Every teacher knows it: students don’t really understand a truth until they’ve applied it. Take teaching math, for example. Sure, it’s good to sit in a classroom and solve equations. But, real learning is proved when the homemaker adds fractions in the kitchen, the carpenter measures angles before cutting, or the pipe-fitter works his formula under the city streets.
Principles must be applied, and truth must be lived out.
That’s the way Ephesians works, as well. Paul has spent chapters 1-3 laying out some of the greatest doctrines of the Christian faith about the new people who are the Church of Jesus. Now, in chapters 4-6, he’ll teach us to “walk” in these truths.
But, how do we do this?
First, we must be united, in the Spirit (:1-6). We need to know what unity looks like. I … urge you in a manner worthy of the calling to which you’ve been called … (:1, ESV).
Our life together needs to reflect who we are as God’s called ones. “Worthy” has about it the idea of bringing equilibrium. Truth requires an equal-weighted emphasis on application. Great Christian truths will be answered by great, Christian living carried out with humility … gentleness … patience. Life together will, further, involve carrying one another along, … bearing with one another in love, eager to maintain the unity of the Spirit in the bond of peace (:3).
A major take-away here is that our unity exists because of the peace Christ has made for us. We don’t make peace in the church, we maintain (and, sometimes, restore) the peace that already exists.
This is dear to God’s heart as we see in verses 4-6, where, seven times, the word “one” appears: one body … one Spirit … one hope … one Lord … one faith … one baptism … one God and Father of all. Our unity as churches is based in the very essence and purpose of the Triune God. Deep stuff!
Second, we’re to be diverse, growing in Christ (:7-16). Curiously, almost all 21st century organizations are straining for diversity—from schools to corporations, to the Olympics, to whole countries. But, take notice! The Church of Jesus is the most diverse entity anywhere—and is becoming more so with each people-group embracing Christ.

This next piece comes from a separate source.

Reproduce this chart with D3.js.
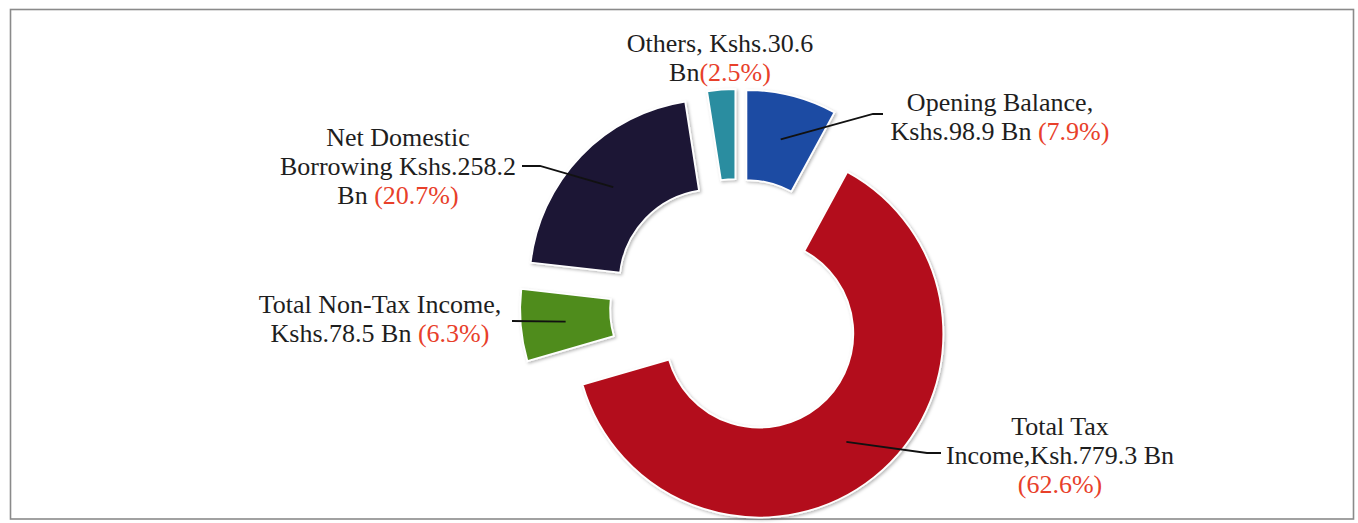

One way God brings about this diversity is through the giving of gifts (:7-10), But grace was given to each one of us according to the measure of Christ’s gift … Important to recognize here is that everyone who has trusted Christ has received an enablement for the common good. These gifts are not the same, and they aren’t in equal measure. And, it doesn’t seem necessary to regard them as static either: God could gift extraordinarily at certain times for certain purposes … More deep stuff!
The gifts listed in verse 11 (apostles … prophets … evangelists … shepherds and teachers) are not all the gifts available, but are those foundational for the church. Also, they don’t describe office or jobs in the church. They describe the gifts God gives certain individuals for the building up of the church … to equip the saints for the work of ministry, for building up the body of Christ (:12).
When any church responds to God’s gifting through this diversity of gifts, that church will become mature (:13); it’s members won’t believe lies (:14); it’s people will grow up in Jesus (:15); and, the many will build one another up in love (:16). Unity will be maintained through its diversity.
So, how about your church? Or, how about Woodland, if you’re with us in the Northwoods? Are we walking worthy of our calling?
We are, if we’re united in dependence on the Spirit. And, we are, if we’re responding to one another’s giftedness, while growing in Christ.
Here’s a few questions to help your small group think about Ephesians 4.1-16:
Whom has God gifted in your local church?
How do you see God maintain the unity of your local church fellowship through the diversity of gifts? (How does God serve you through other people?)
How is it true that your gift is really not your gift at all, since it’s been given for the benefit of everybody else?
Read back through verses 12-16 and note the different results God brings about through the gifting of His people. What master illustration emerges, and how is this helpful?
What does this passage encourage you to do? How should you respond as you learn to walk together with others?